1.  Btw, has anyone ever figured out how the very elusive and mysterious “To Be Announced (TBA)”, the professor who appears in nearly all course catalogs, ends up teaching so many subjects at so many schools at the same time? He or she must have an incredibly busy schedule.

2.  These nine Subway Fold posts cover, among other VR and AR related stories, the technology of Oculus.

3.  This donation was reported in an article on September 11, 2014 in The Washington Post in an article entitled Brendan Iribe, Co-founder of Oculus VR, Makes Record $31 Million Donation to U-Md by Nick Anderson.

4.  See also the February 18, 2015 Subway Fold post entitled A Real Class Act: Massive Open Online Courses (MOOCs) are Changing the Learning Process.
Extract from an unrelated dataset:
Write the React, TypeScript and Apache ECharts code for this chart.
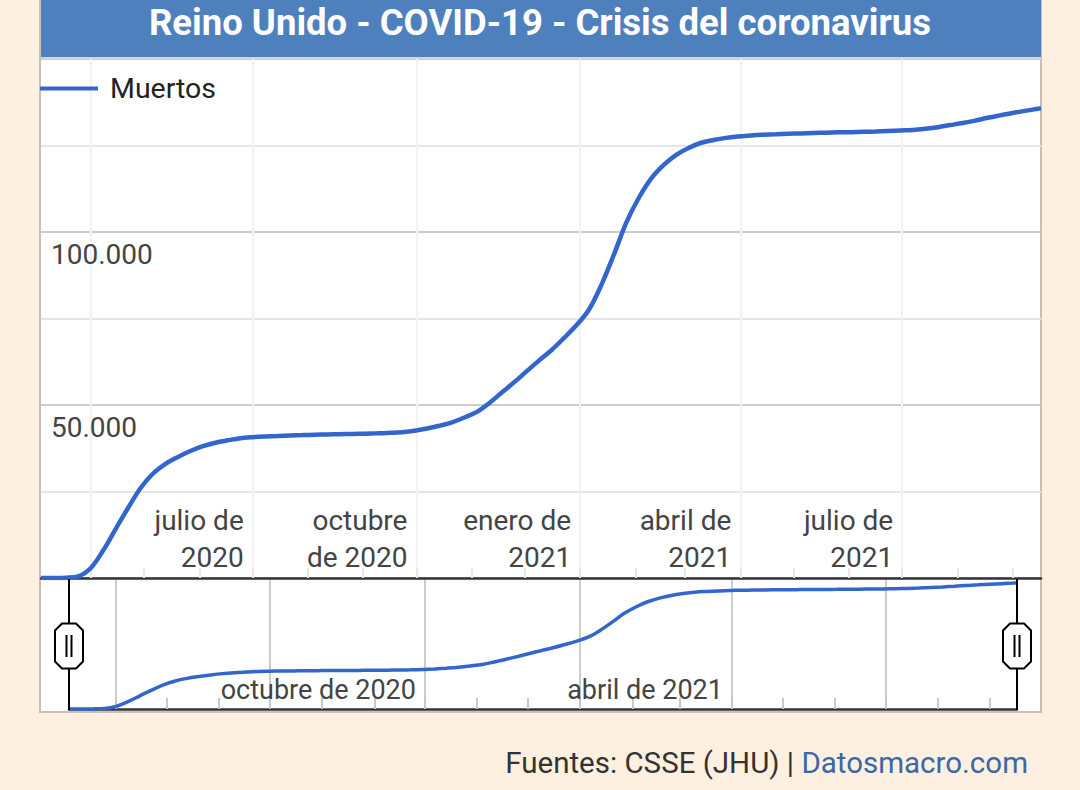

5.  See also Designing Sound for Virtual Reality by Todd Baker posted on on December 21, 2015, for a thorough overview of this aspect of VR, and the August 5, 2015 Subway Fold post entitled  Latest Census on Virtual Senses: A Seminar on Augmented Reality in New York covering, among other AR technologies, the development work and 3D sound wireless headphones of Hooke Audio.

6.  On a somewhat related topic, see the December 18, 2015 Subway Fold post entitled Mind Over Subject Matter: Researchers Develop A Better Understanding of How Human Brains Manage So Much Information.